• _WRITTEN INSTRUCTION_:
Each line of the listing must be transcribed exactly, except for the images, which should be excluded.

• _AVAILABLE DATA_:
----------------

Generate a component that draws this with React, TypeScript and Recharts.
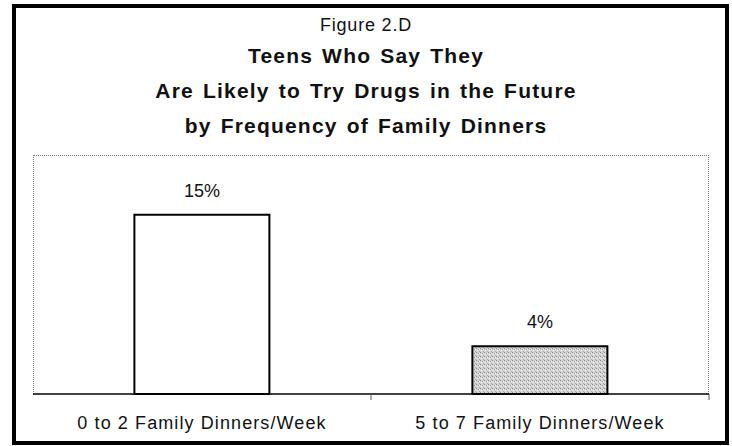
import { BarChart, Bar, XAxis, YAxis, Cell, LabelList } from "recharts"

const categories = ["0 to 2 Family Dinners/Week", "5 to 7 Family Dinners/Week"]
const values = [15, 4]
const fills = ["#ffffff", "url(#dither)"]
const titleLines = ["Teens Who Say They", "Are Likely to Try Drugs in the Future", "by Frequency of Family Dinners"]

const data = categories.map((name, i) => ({ name, value: values[i] }))

const W = 732
const H = 446
const PLOT = { left: 33, right: 709, top: 155, bottom: 394 }
const font = "'Liberation Sans', Arial, sans-serif"

function CategoryTick({ x, y, payload }: any) {
  const band = (PLOT.right - PLOT.left) / categories.length
  return (
    <g>
      <line x1={x + band / 2} x2={x + band / 2} y1={y} y2={y + 6} stroke="#555" />
      <text x={x} y={y + 35} textAnchor="middle" fontSize={18} letterSpacing={1.1} fill="#111" fontFamily={font}>
        {payload.value}
      </text>
    </g>
  )
}

export default function App() {
  return (
    <div style={{ position: "absolute", left: 0, top: 0, width: W, height: H, overflow: "hidden", background: "#fff", fontFamily: font }}>
      <div style={{ position: "absolute", left: 0, width: W, top: 14, textAlign: "center", fontSize: 18, lineHeight: "22px", letterSpacing: 0.8, color: "#111" }}>Figure 2.D</div>
      <div style={{ position: "absolute", left: 0, width: W, top: 38, textAlign: "center", fontSize: 21, fontWeight: "bold", letterSpacing: 1.2, wordSpacing: 2, lineHeight: "35px", color: "#111" }}>
        {titleLines.map((t) => <div key={t}>{t}</div>)}
      </div>
      <div style={{ position: "absolute", left: PLOT.left, top: PLOT.top, width: PLOT.right - PLOT.left, height: PLOT.bottom - PLOT.top, boxSizing: "border-box", borderTop: "1px dotted #777", borderLeft: "1px dotted #777", borderRight: "1px dotted #777" }} />
      <div style={{ position: "absolute", left: 0, top: 0 }}>
        <BarChart width={W} height={H} data={data} barCategoryGap="30%"
          margin={{ top: PLOT.top, left: PLOT.left, right: W - PLOT.right, bottom: H - PLOT.bottom - 40 }}>
          <defs>
            <pattern id="dither" width="4" height="4" patternUnits="userSpaceOnUse">
              <rect width="4" height="4" fill="#d4d4d4" />
              <rect x="0" y="0" width="1" height="1" fill="#888" />
              <rect x="2" y="1" width="1" height="1" fill="#999" />
              <rect x="1" y="2" width="1" height="1" fill="#f4f4f4" />
              <rect x="3" y="3" width="1" height="1" fill="#aaa" />
              <rect x="3" y="1" width="1" height="1" fill="#eee" />
            </pattern>
          </defs>
          <XAxis dataKey="name" height={40} axisLine={{ stroke: "#000", strokeWidth: 1.5 }} tickLine={false} tickSize={0} tickMargin={0} tick={<CategoryTick />} interval={0} />
          <YAxis hide domain={[0, 20]} />
          <Bar dataKey="value" stroke="#000" strokeWidth={2} isAnimationActive={false}>
            {data.map((d, i) => <Cell key={d.name} fill={fills[i]} />)}
            <LabelList dataKey="value" position="top" offset={18} formatter={(v: any) => `${v}%`} fill="#111" fontSize={18} fontFamily={font} />
          </Bar>
        </BarChart>
      </div>
      <svg width={W} height={H} style={{ position: "absolute", left: 0, top: 0, pointerEvents: "none" }}>
        <rect x={14} y={6} width={713} height={437} fill="none" stroke="#000" strokeWidth={4} />
      </svg>
    </div>
  )
}
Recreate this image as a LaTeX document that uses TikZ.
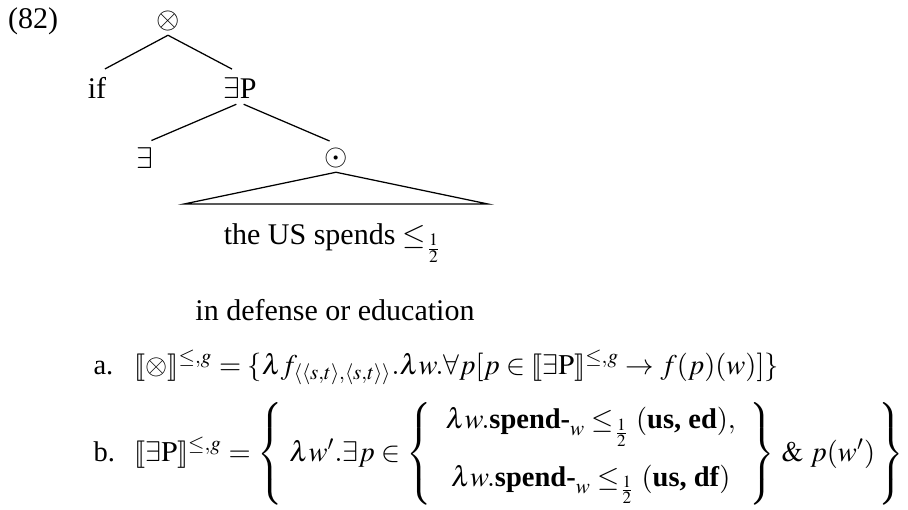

----------------

• _RESPONSE TO THIS EXERCISE_:
Generate a component that draws this with React, TypeScript and Recharts.
import { BarChart, Bar, XAxis, YAxis, Cell, LabelList } from "recharts"

const categories = ["0 to 2 Family Dinners/Week", "5 to 7 Family Dinners/Week"]
const values = [15, 4]
const fills = ["#ffffff", "url(#dither)"]
const titleLines = ["Teens Who Say They", "Are Likely to Try Drugs in the Future", "by Frequency of Family Dinners"]

const data = categories.map((name, i) => ({ name, value: values[i] }))

const W = 732
const H = 446
const PLOT = { left: 33, right: 709, top: 155, bottom: 394 }
const font = "'Liberation Sans', Arial, sans-serif"

function CategoryTick({ x, y, payload }: any) {
  const band = (PLOT.right - PLOT.left) / categories.length
  return (
    <g>
      <line x1={x + band / 2} x2={x + band / 2} y1={y} y2={y + 6} stroke="#555" />
      <text x={x} y={y + 35} textAnchor="middle" fontSize={18} letterSpacing={1.1} fill="#111" fontFamily={font}>
        {payload.value}
      </text>
    </g>
  )
}

export default function App() {
  return (
    <div style={{ position: "absolute", left: 0, top: 0, width: W, height: H, overflow: "hidden", background: "#fff", fontFamily: font }}>
      <div style={{ position: "absolute", left: 0, width: W, top: 14, textAlign: "center", fontSize: 18, lineHeight: "22px", letterSpacing: 0.8, color: "#111" }}>Figure 2.D</div>
      <div style={{ position: "absolute", left: 0, width: W, top: 38, textAlign: "center", fontSize: 21, fontWeight: "bold", letterSpacing: 1.2, wordSpacing: 2, lineHeight: "35px", color: "#111" }}>
        {titleLines.map((t) => <div key={t}>{t}</div>)}
      </div>
      <div style={{ position: "absolute", left: PLOT.left, top: PLOT.top, width: PLOT.right - PLOT.left, height: PLOT.bottom - PLOT.top, boxSizing: "border-box", borderTop: "1px dotted #777", borderLeft: "1px dotted #777", borderRight: "1px dotted #777" }} />
      <div style={{ position: "absolute", left: 0, top: 0 }}>
        <BarChart width={W} height={H} data={data} barCategoryGap="30%"
          margin={{ top: PLOT.top, left: PLOT.left, right: W - PLOT.right, bottom: H - PLOT.bottom - 40 }}>
          <defs>
            <pattern id="dither" width="4" height="4" patternUnits="userSpaceOnUse">
              <rect width="4" height="4" fill="#d4d4d4" />
              <rect x="0" y="0" width="1" height="1" fill="#888" />
              <rect x="2" y="1" width="1" height="1" fill="#999" />
              <rect x="1" y="2" width="1" height="1" fill="#f4f4f4" />
              <rect x="3" y="3" width="1" height="1" fill="#aaa" />
              <rect x="3" y="1" width="1" height="1" fill="#eee" />
            </pattern>
          </defs>
          <XAxis dataKey="name" height={40} axisLine={{ stroke: "#000", strokeWidth: 1.5 }} tickLine={false} tickSize={0} tickMargin={0} tick={<CategoryTick />} interval={0} />
          <YAxis hide domain={[0, 20]} />
          <Bar dataKey="value" stroke="#000" strokeWidth={2} isAnimationActive={false}>
            {data.map((d, i) => <Cell key={d.name} fill={fills[i]} />)}
            <LabelList dataKey="value" position="top" offset={18} formatter={(v: any) => `${v}%`} fill="#111" fontSize={18} fontFamily={font} />
          </Bar>
        </BarChart>
      </div>
      <svg width={W} height={H} style={{ position: "absolute", left: 0, top: 0, pointerEvents: "none" }}>
        <rect x={14} y={6} width={713} height={437} fill="none" stroke="#000" strokeWidth={4} />
      </svg>
    </div>
  )
}
Recreate this image as a LaTeX document that uses TikZ.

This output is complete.